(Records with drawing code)
━━━━
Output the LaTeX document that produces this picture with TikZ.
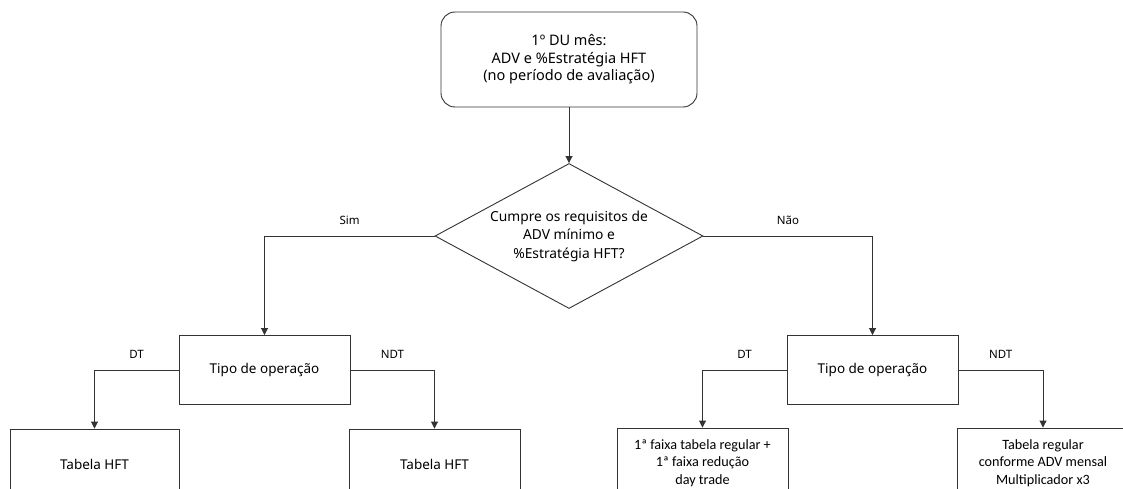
\documentclass[tikz,border=0pt]{standalone}
\usepackage{fontspec}
\setmainfont{Noto Sans}
\newfontfamily\calib{Carlito}
\usetikzlibrary{arrows.meta,shapes.geometric}
\definecolor{ln}{HTML}{333333}
\tikzset{
  x=1pt,y=-1pt,
  every node/.style={text=black, align=center},
  box/.style={draw=ln, line width=0.9pt, rectangle, inner sep=0pt, font=\fontsize{13.5}{18}\selectfont},
  rbox/.style={box, rounded corners=14pt, font=\fontsize{14.5}{17.5}\selectfont},
  cbox/.style={box, font=\calib\fontsize{14.2}{17.5}\selectfont},
  dia/.style={draw=ln, line width=0.9pt, diamond, inner sep=0pt, aspect=1.85, minimum width=268pt, minimum height=145pt, font=\fontsize{13.8}{18.5}\selectfont},
  lab/.style={font=\fontsize{11.5}{12}\selectfont, yshift=16pt},
  arr/.style={draw=ln, line width=0.9pt, -{Triangle[length=7pt,width=7pt]}},
}
\begin{document}
\begin{tikzpicture}
\useasboundingbox (0,0) rectangle (1123,489);
\clip (0,0) rectangle (1123,489);
\fill[white] (0,0) rectangle (1123,489);
\node[rbox, minimum width=256pt, minimum height=95pt] (top) at (569,59.5) {1º DU mês:\\ADV e \%Estratégia HFT\\(no período de avaliação)};
\node[dia] (d) at (569,236) {Cumpre os requisitos de\\ADV mínimo e\\\%Estratégia HFT?};
\node[box, minimum width=171pt, minimum height=69pt] (tl) at (264.5,370) {Tipo de operação};
\node[box, minimum width=171pt, minimum height=69pt] (tr) at (872.5,370) {Tipo de operação};
\node[box, minimum width=169pt, minimum height=70pt] (b1) at (94.5,464) {Tabela HFT};
\node[box, minimum width=171pt, minimum height=70pt] (b2) at (434.5,464) {Tabela HFT};
\node[cbox, minimum width=171pt, minimum height=70pt] (b3) at (702.5,463) {1ª faixa tabela regular +\\1ª faixa redução\\day trade};
\node[cbox, minimum width=172pt, minimum height=70pt] (b4) at (1043,463) {Tabela regular\\conforme ADV mensal\\Multiplicador x3};
\draw[arr] (top) -- (d);
\draw[arr] (d.west) -| node[lab, pos=0.25] (sim) {Sim} (tl);
\draw[arr] (d.east) -| node[lab, pos=0.25] (nao) {Não} (tr);
\draw[arr] (tl.west) -| node[lab, pos=0.25] (dt1) {DT} (b1);
\draw[arr] (tl.east) -| node[lab, pos=0.25] (ndt1) {NDT} (b2);
\draw[arr] (tr.west) -| node[lab, pos=0.25] (dt2) {DT} (b3);
\draw[arr] (tr.east) -| node[lab, pos=0.25] (ndt2) {NDT} (b4);
\end{tikzpicture}
\end{document}
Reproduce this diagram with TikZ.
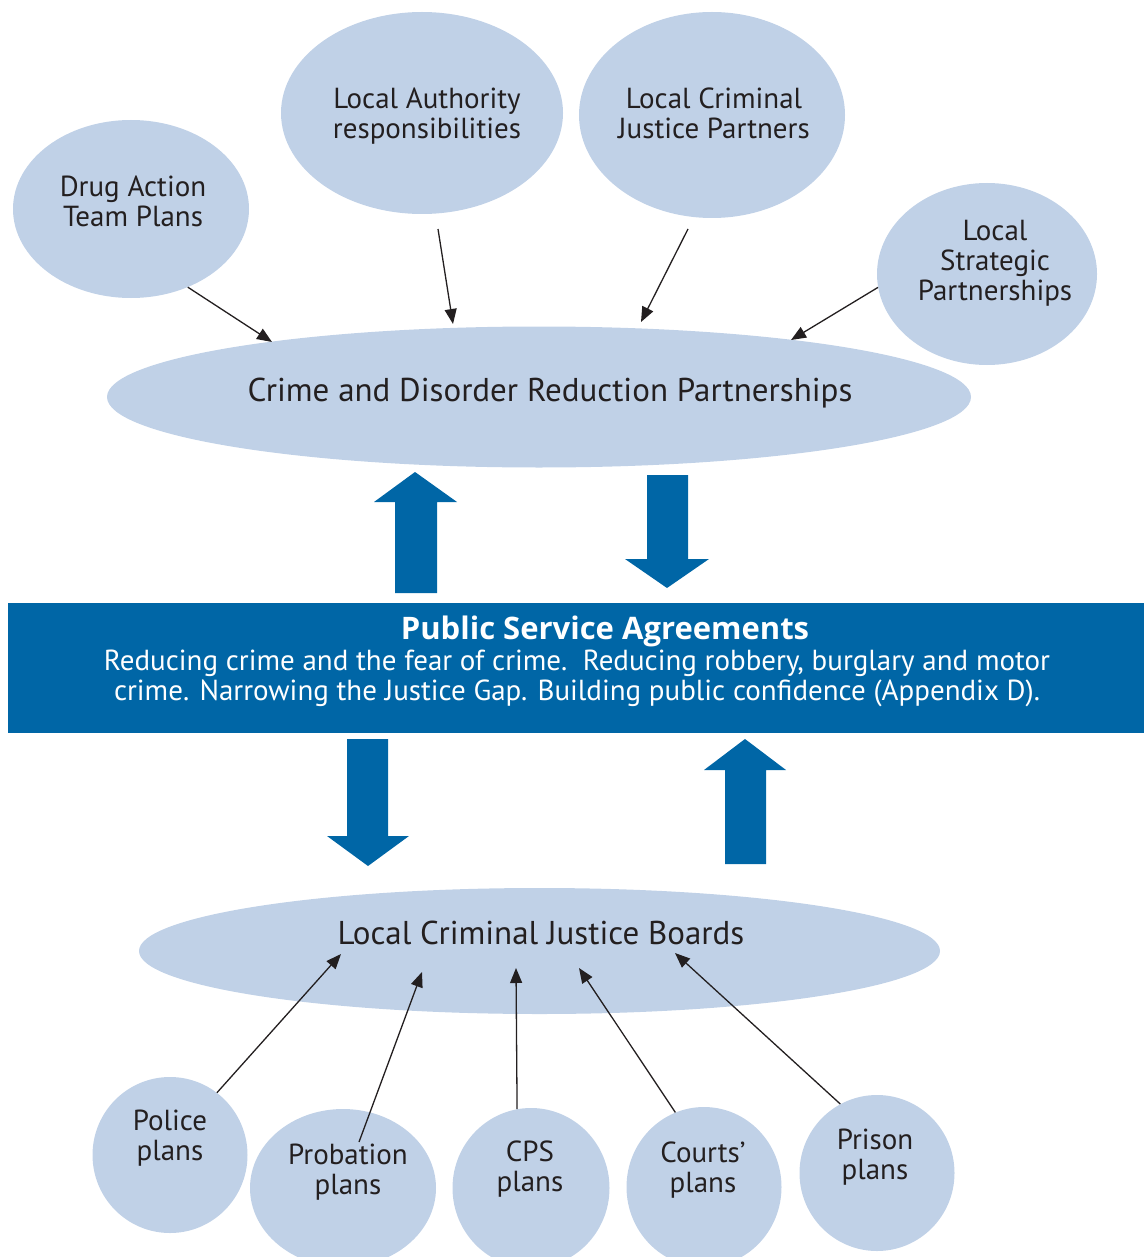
\documentclass[tikz,border=0pt]{standalone}
\usepackage{fontspec}
\setmainfont{PT Sans}
\newfontfamily\osans{Open Sans}
\usetikzlibrary{shapes.geometric,arrows.meta}
\definecolor{lightb}{RGB}{192,209,231}
\definecolor{darkb}{RGB}{0,102,166}
\definecolor{ink}{RGB}{35,31,32}
\tikzset{
  ell/.style={ellipse, fill=lightb, inner sep=0pt, draw=none},
  txt/.style={text=ink, align=center, inner sep=0pt, font=\fontsize{29}{30}\selectfont},
  conn/.style={draw=ink, line width=1.3pt, -{Triangle[length=15pt,width=12pt]}},
  fat/.style={fill=darkb, draw=none}
}
\begin{document}
\begin{tikzpicture}[x=1pt,y=-1pt]
\useasboundingbox (0,0) rectangle (1144,1257);
% top ellipses
\node[ell, minimum width=236, minimum height=178] (drug) at (131,209) {};
\node[ell, minimum width=282, minimum height=202] (la) at (422,113) {};
\node[ell, minimum width=266, minimum height=206] (lcjp) at (712,115) {};
\node[ell, minimum width=220, minimum height=182] (lsp) at (987,274) {};
\node[ell, minimum width=864, minimum height=141] (cdrp) at (539,397) {};
\node[txt] (drugT) at (133,201) {Drug Action\\Team Plans};
\node[txt] (laT) at (427,116) {Local Authority\\responsibilities};
\node[txt] (lcjpT) at (714,113) {Local Criminal\\Justice Partners};
\node[txt] (lspT) at (995,263) {Local\\Strategic\\Partnerships};
\node[txt, font=\fontsize{33}{36}\selectfont] (cdrpT) at (550,393) {Crime and Disorder Reduction Partnerships};
% PSA band
\node[rectangle, fill=darkb, inner sep=0pt, minimum width=1136, minimum height=130] (psa) at (576,668) {};
\node[txt, text=white, font=\osans\bfseries\fontsize{31}{34}\selectfont] (psaT) at (605,631) {Public Service Agreements};
\node[txt, text=white, font=\fontsize{29}{30}\selectfont] (psaL) at (577,678) {Reducing crime and the fear of crime.\ \ Reducing robbery, burglary and motor\\crime. Narrowing the Justice Gap. Building public confidence (Appendix D).};
% LCJB
\node[ell, minimum width=801, minimum height=126] (lcjb) at (539.5,951) {};
\node[txt, font=\fontsize{33}{36}\selectfont] (lcjbT) at (541,933) {Local Criminal Justice Boards};
% bottom ellipses
\node[ell, minimum width=155, minimum height=156] (police) at (170,1155) {};
\node[ell, minimum width=186, minimum height=158] (probation) at (343,1188) {};
\node[ell, minimum width=157, minimum height=160] (cps) at (531,1188) {};
\node[ell, minimum width=155, minimum height=160] (courts) at (704,1187) {};
\node[ell, minimum width=155, minimum height=156] (prison) at (877,1173) {};
\node[txt] (policeT) at (170,1138) {Police\\plans};
\node[txt] (probationT) at (348,1172) {Probation\\plans};
\node[txt] (cpsT) at (530,1169) {CPS\\plans};
\node[txt] (courtsT) at (703,1170) {Courts'\\plans};
\node[txt] (prisonT) at (875,1157) {Prison\\plans};
% fat arrows
\fill[fat] (395,593) -- (395,502) -- (374,502) -- (415,472) -- (457,502) -- (437,502) -- (437,593) -- cycle;
\fill[fat] (647,475) -- (647,559) -- (625,559) -- (667,588) -- (709,559) -- (688,559) -- (688,475) -- cycle;
\fill[fat] (347,739) -- (347,836) -- (327,836) -- (368,866) -- (409,836) -- (388,836) -- (388,739) -- cycle;
\fill[fat] (725,864) -- (725,770) -- (704,770) -- (745,739) -- (786,770) -- (766,770) -- (766,864) -- cycle;
% connector end points
\coordinate (laS) at (438,229);
\coordinate (lcjpS) at (688,229);
\coordinate (probS) at (359,1142);
\coordinate (cdrpA) at (272,342);
\coordinate (cdrpB) at (453,324);
\coordinate (cdrpC) at (641,322);
\coordinate (cdrpD) at (791,340);
\coordinate (lcjbA) at (341,954);
\coordinate (lcjbB) at (422,972);
\coordinate (lcjbC) at (516,968);
\coordinate (lcjbD) at (579,968);
\coordinate (lcjbE) at (675,953);
% connectors
\draw[conn] (drug.-54) -- (cdrpA);
\draw[conn] (laS) -- (cdrpB);
\draw[conn] (lcjpS) -- (cdrpC);
\draw[conn] (lsp.187) -- (cdrpD);
\draw[conn] (police.53) -- (lcjbA);
\draw[conn] (probS) -- (lcjbB);
\draw[conn] (cps.100.6) -- (lcjbC);
\draw[conn] (courts.111) -- (lcjbD);
\draw[conn] (prison.118.6) -- (lcjbE);
\end{tikzpicture}
\end{document}
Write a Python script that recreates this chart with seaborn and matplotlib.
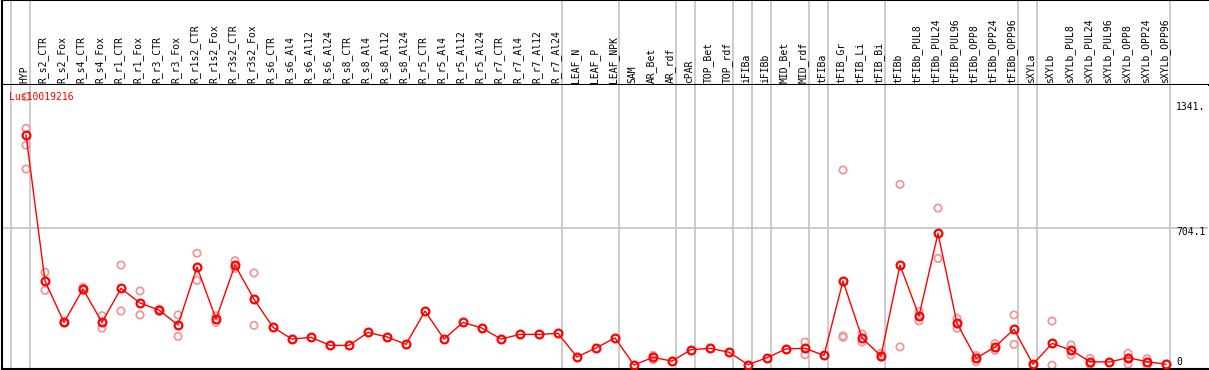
import numpy as np
import pandas as pd
import matplotlib
matplotlib.use("Agg")
import matplotlib.pyplot as plt
import seaborn as sns

gene = "Lus10019216"

samples = [
    "HYP", "R_s2_CTR", "R_s2_Fox", "R_s4_CTR", "R_s4_Fox", "R_r1_CTR", "R_r1_Fox",
    "R_r3_CTR", "R_r3_Fox", "R_r1s2_CTR", "R_r1s2_Fox", "R_r3s2_CTR", "R_r3s2_Fox",
    "R_s6_CTR", "R_s6_Al4", "R_s6_Al12", "R_s6_Al24", "R_s8_CTR", "R_s8_Al4",
    "R_s8_Al12", "R_s8_Al24", "R_r5_CTR", "R_r5_Al4", "R_r5_Al12", "R_r5_Al24",
    "R_r7_CTR", "R_r7_Al4", "R_r7_Al12", "R_r7_Al24", "LEAF_N", "LEAF_P", "LEAF_NPK",
    "SAM", "AR_Bet", "AR_rdf", "cPAR", "TOP_Bet", "TOP_rdf", "iFIBa", "iFIBb",
    "MID_Bet", "MID_rdf", "tFIBa", "tFIB_Gr", "tFIB_Li", "tFIB_Bi", "tFIBb",
    "tFIBb_PUL8", "tFIBb_PUL24", "tFIBb_PUL96", "tFIBb_OPP8", "tFIBb_OPP24",
    "tFIBb_OPP96", "sXYLa", "sXYLb", "sXYLb_PUL8", "sXYLb_PUL24", "sXYLb_PUL96",
    "sXYLb_OPP8", "sXYLb_OPP24", "sXYLb_OPP96",
]

mean_expr = [
    1176, 433, 222, 392, 222, 395, 321, 285, 209, 504, 239, 514, 340,
    197, 137, 146, 105, 105, 171, 148, 110, 280, 137, 222, 193,
    137, 161, 161, 166, 46, 92, 143,
    5, 44, 25, 83, 90, 70, 7, 42,
    87, 90, 54, 433, 143, 51, 514,
    255, 675, 217, 39, 97, 187,
    9, 115, 81, 22, 20, 42, 22, 9,
]

replicates = {
    "HYP": [1371, 1210, 1125, 1003],
    "R_s2_CTR": [477, 385],
    "R_s2_Fox": [224, 220],
    "R_s4_CTR": [400, 387],
    "R_s4_Fox": [256, 193],
    "R_r1_CTR": [514, 280],
    "R_r1_Fox": [382, 260],
    "R_r3_CTR": [288, 280],
    "R_r3_Fox": [260, 151],
    "R_r1s2_CTR": [574, 436],
    "R_r1s2_Fox": [256, 222],
    "R_r3s2_CTR": [536, 497],
    "R_r3s2_Fox": [474, 207],
    "AR_Bet": [54, 32],
    "MID_rdf": [122, 58],
    "tFIB_Gr": [998, 153, 146],
    "tFIB_Li": [163, 122],
    "tFIB_Bi": [65, 45],
    "tFIBb": [925, 97],
    "tFIBb_PUL8": [277, 229],
    "tFIBb_PUL24": [804, 548],
    "tFIBb_PUL96": [243, 192],
    "tFIBb_OPP8": [53, 22],
    "tFIBb_OPP24": [114, 80],
    "tFIBb_OPP96": [260, 110],
    "sXYLb": [229, 4],
    "sXYLb_PUL8": [107, 56],
    "sXYLb_PUL24": [39, 9],
    "sXYLb_OPP8": [65, 10],
    "sXYLb_OPP24": [37, 3],
}

# sample groups separated by vertical lines
group_sizes = [1, 28, 3, 3, 1, 2, 1, 1, 2, 1, 3, 7, 1, 7]

y_ticks = [1341.0, 704.1, 0]
y_tick_labels = ["1341.", "704.1", "0"]

df = pd.DataFrame({"idx": np.arange(len(samples)), "sample": samples, "expr": mean_expr})
rep_rows = [(samples.index(s), v) for s, vals in replicates.items() for v in vals]
rep_df = pd.DataFrame(rep_rows, columns=["idx", "expr"])

W, H = 1209, 370
fig = plt.figure(figsize=(W / 100, H / 100), dpi=100)
left, right = 2 / W, 1208 / W
head_bot, plot_bot = 85, 369
ax_head = fig.add_axes([left, 1 - head_bot / H, right - left, head_bot / H])
ax = fig.add_axes([left, 1 - plot_bot / H, right - left, (plot_bot - head_bot) / H], sharex=ax_head)

# pixel scale of the original: x = 26 + 19*i, y = 366 - 0.1964*value
x0, dx, y0, dy = 26, 19.0, 366, 0.1964
ax.set_xlim((2 - x0) / dx, (1208 - x0) / dx)
ax.set_ylim((y0 - plot_bot) / dy, (y0 - head_bot) / dy)

grid_c = "#c4c4c4"
ends = np.cumsum([0] + group_sizes) - 1
for e in ends:
    for a in (ax, ax_head):
        a.axvline(e + 0.22, color=grid_c, lw=1.2, zorder=0)
ax.axhline(704.1, color=grid_c, lw=1.2, zorder=0)

sns.scatterplot(data=rep_df, x="idx", y="expr", ax=ax, marker="o", s=28,
                facecolor="none", edgecolor="#f09898", linewidth=1.3, zorder=2, legend=False)
sns.lineplot(data=df, x="idx", y="expr", ax=ax, color="#ff0000", lw=1.0,
             marker="o", markersize=5.6, markerfacecolor="none", markeredgecolor="#ff0000",
             markeredgewidth=1.6, zorder=3, legend=False)

mono = "DejaVu Sans Mono"
ax.text(9 / W, 1 - 97 / H, gene, transform=fig.transFigure, color="#ff0000",
        fontsize=7, family=mono, va="center", ha="left", zorder=5)

for val, lab in zip(y_ticks, y_tick_labels):
    y_px = 362 if val == 0 else y0 - val * dy + 4
    fig.text(1176 / W, 1 - y_px / H, lab, fontsize=7, family=mono, va="center", ha="left")

ax_head.set_ylim(0, 1)
for i, s in enumerate(samples):
    ax_head.text(i - 0.1, 0.025, s, rotation=90, ha="center", va="bottom",
                 fontsize=7, family=mono)

for a in (ax, ax_head):
    a.set_xticks([])
    a.set_yticks([])
    a.set_xlabel("")
    a.set_ylabel("")
    a.spines["right"].set_visible(False)
    for sp in ("left", "top", "bottom"):
        a.spines[sp].set_linewidth(1.5)
        a.spines[sp].set_color("black")
ax.spines["top"].set_visible(False)

fig.savefig("out.png", dpi=100)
━━━━
WHAT TO WORK ON →
Pull out every line of the records above that contains the word "this".

FINAL RESULT →
Output the LaTeX document that produces this picture with TikZ.
Reproduce this diagram with TikZ.
Write a Python script that recreates this chart with seaborn and matplotlib.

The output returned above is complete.